Gavin Maxwell
Poet
Gavin Maxwell (1914-1969) was a Scottish writer and naturalist. He is best known for his non-fiction writing on natural history, travel literature and otters! His notable work was Ring of Bright Water which sold more than a million copies and was made into a film in 1969. Some of Maxwell’s other works were Harpoon at a Venture, The Rocks Remain, God Protect Me from My Friends and The Pains of Death.
Geoffrey Chaucer
Poet
Geoffrey Chaucer (1343-1400) was an English poet and writer widely acknowledged as the father of English literature; he was also the first poet buried in Poets' Corner of Westminster Abbey. Chaucer’s most celebrated work, The Canterbury Tales, which contains several different stories within the main plot (of pilgrims travelling to Canterbury) is considered one of the greatest poetic works in the English language.
George Bernard Shaw
Playwright
George Bernard Shaw (1856-1950) was an Irish playwright, critic and political activist. After his novels were rejected by publishers, he started to write plays of which he wrote more than sixty. Some of his important works were Pygmalion, Saint Joan, Heartbreak House, Candida and Man and Superman. Bernard Shaw was awarded the Nobel Prize in Literature in 1925 and also won an Academy Award for the Best Adapted Screenplay of his play, Pygmalion, in 1938.
George Eliot
Novelist
Mary Ann Evans (1819-1880) – under the pen name of George Eliot – was an English novelist, poet and journalist.
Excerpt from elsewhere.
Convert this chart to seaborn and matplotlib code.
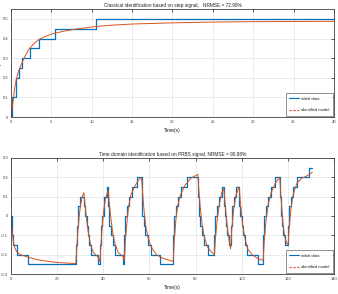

She was one of the most influential writers of the Victorian era. Her most important works were The Mill on the Floss, Silas Marner, Romola, Middlemarch and Daniel Deronda.
George Gissing
Novelist
George Robert Gissing (1857-1903) was an eminent figure in 19th century Naturalist literature, writing twenty-three novels. Some of Gissing’s well-known works include The Nether World, New Grub Street, Born In Exile and The Odd Women.
George Orwell
Novelist
Under the pen name of George Orwell, Eric Arthur Blair (1903-1950) was a hugely successful English novelist, political essayist and journalist, known for his left-wing, anti-totalitarian views. Orwell wrote six novels and most of them were semi-autobiographical. Some of his best-known works were Animal Farm, Nineteen Eighty-Four, Homage to Catalonia and Down and Out in Paris and London.